THE Scottish Government's plans to tackle sectarianism ran into fresh controversy last night after it emerged Rangers fans have been told they will not be arrested for singing Loyalist anthem The Sash.

Supporters’ groups met police and club officials this week to discuss acceptable singing during games at Ibrox and were told songs like The Sash and Build My Gallows would be allowed as they contain no sectarian references. But the decision is likely to cause controversy as many Catholics consider the songs inflammatory.

Andy Kerr, president of the Rangers Supporters’ Assembly, said: “Essentially at this stage it’s what song is going to get you arrested and the club into trouble and what won’t and we’ve got clarification on that from the police.” He added there was an upsurge in fans apprehending other Rangers fans indulging in sectarian behaviour.

At this week’s meeting it was also agreed to continue “self-policing” and to “continue to ask that fans eradicate all singing of The Billy Boys and derogatory references to Catholics”.

The decision comes in the wake of a Government pledge to tackle sectarianism. Initial proposals were shelved amid difficulties with enforcement when it emerged that fans could be prosecuted for crossing themselves or singing God Save The Queen.

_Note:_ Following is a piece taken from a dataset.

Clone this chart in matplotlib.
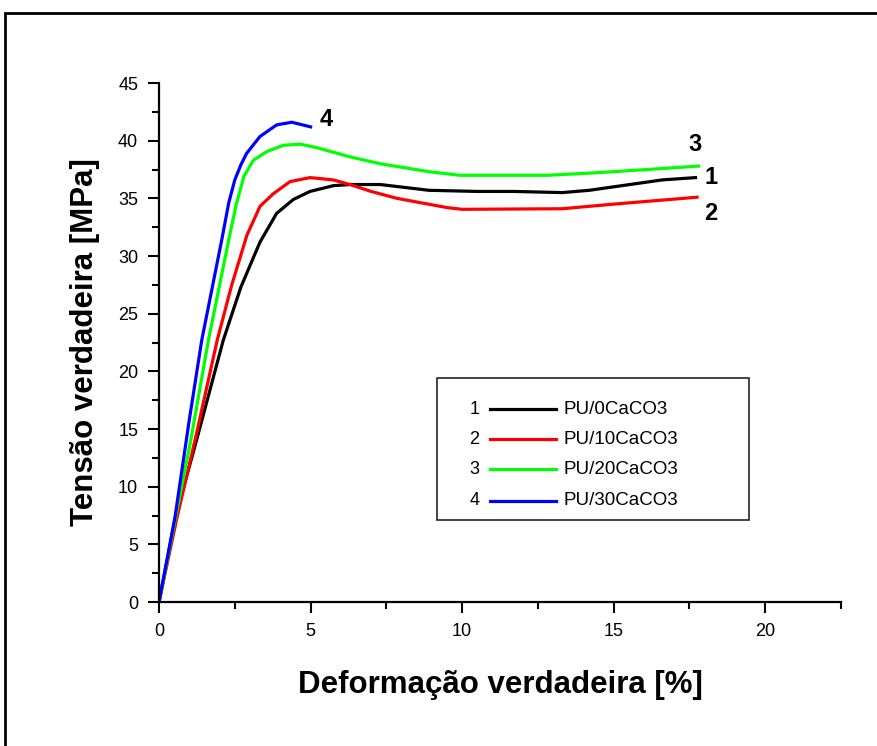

Strathclyde Police said officers who attended the meetings were unavailable for comment but a source said: “Singing The Sash as a rule will not get you arrested but fans should ask themselves whether it’s appropriate to sing these songs at a football match.”

A Rangers spokeswoman said: “Rangers Football Club has made it clear on numerous occasions that sectarian singing has no place in football and fans risk arrest if they participate in singing certain songs.”

Peter Kearney, spokesman for the Scottish Catholic Media Office, said there had to be a consensus on sectarianism. He said: “Chants and songs in support of British unionism or Irish republicanism are demonstrably not sectarian, while songs attacking the Pope, for example, clearly are.”

A Scottish Government spokeswoman said: “The legislation is clear -- all songs that are threatening or offensive to a reasonable person or which express or incite religious, racial or other forms of hatred, will be covered by the new offences.”